O problema é que em Portugal, um país de clima maioritariamente soalheiro e onde a maturação nunca é um problema, dificilmente podemos encontrar a acidez, a frescura indispensável para contrariar a doçura pungente e indolente dos vinhos de colheita tardia. A consequência são vinhos melosos e pesados, melífluos mas sem o brilho da acidez que possa conduzir a um final viçoso e luxuriante. Ou então, em alternativa, são vinhos que obrigam a correcções de acidez na adega que confirmam a má opção de os produzir.
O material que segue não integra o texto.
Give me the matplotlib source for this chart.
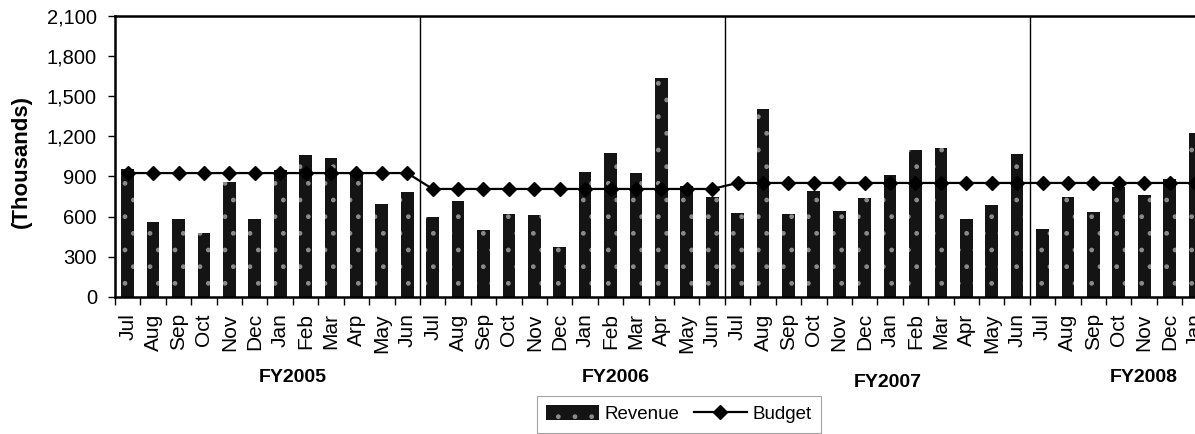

A opção é ainda mais surpreendente quando Portugal é precisamente um país que se celebrizou pelos seus vinhos doces, os famosos generosos que são representados pelo Vinho do Porto, Vinho da Madeira, Moscatel de Setúbal e o quase desconhecido Carcavelos. Vinhos que reflectem não só a nossa história como as condições naturais das regiões que os produzem, vinhos únicos e que ninguém consegue imitar… mas que muitos tentam copiar de forma tão atabalhoada como nós tentamos copiar um estilo para o qual não temos vocação nem condições naturais. Tentar fazer vinhos de colheita tardia em Portugal é como esperar que um produtor de Mosel, Rust, Tokay ou Sauternes, as regiões naturalmente mais aptas para a sua produção e onde surgiram este tipo de vinhos, se lancem na peripécia de produzir um vinho generoso do estilo Porto, Madeira ou Moscatel. Seria possível mas não é difícil compreender que dificilmente teríamos os melhores vinhos do mundo.

Acima de tudo, a dispersão em demasiados estilos e em vinhos pouco consentâneos com a realidade leva a uma perda de foco naquilo que verdadeiramente interessa, produzir os melhores vinhos possíveis para cada região, para cada terroir. O que separa um grande vinho de um vinho simplesmente razoável é a soma de inúmeros detalhes, o somatório de incontáveis pequenas e grandes decisões que têm de ser tomadas no momento certo com o discernimento adequado. Não é fácil manter o carácter dos vinhos e a atenção necessária à tomada de decisão sobre todos estes detalhes se o produtor apostar numa multiplicidade de vinhos que obrigam a demasiadas distracções e à dispersão da atenção.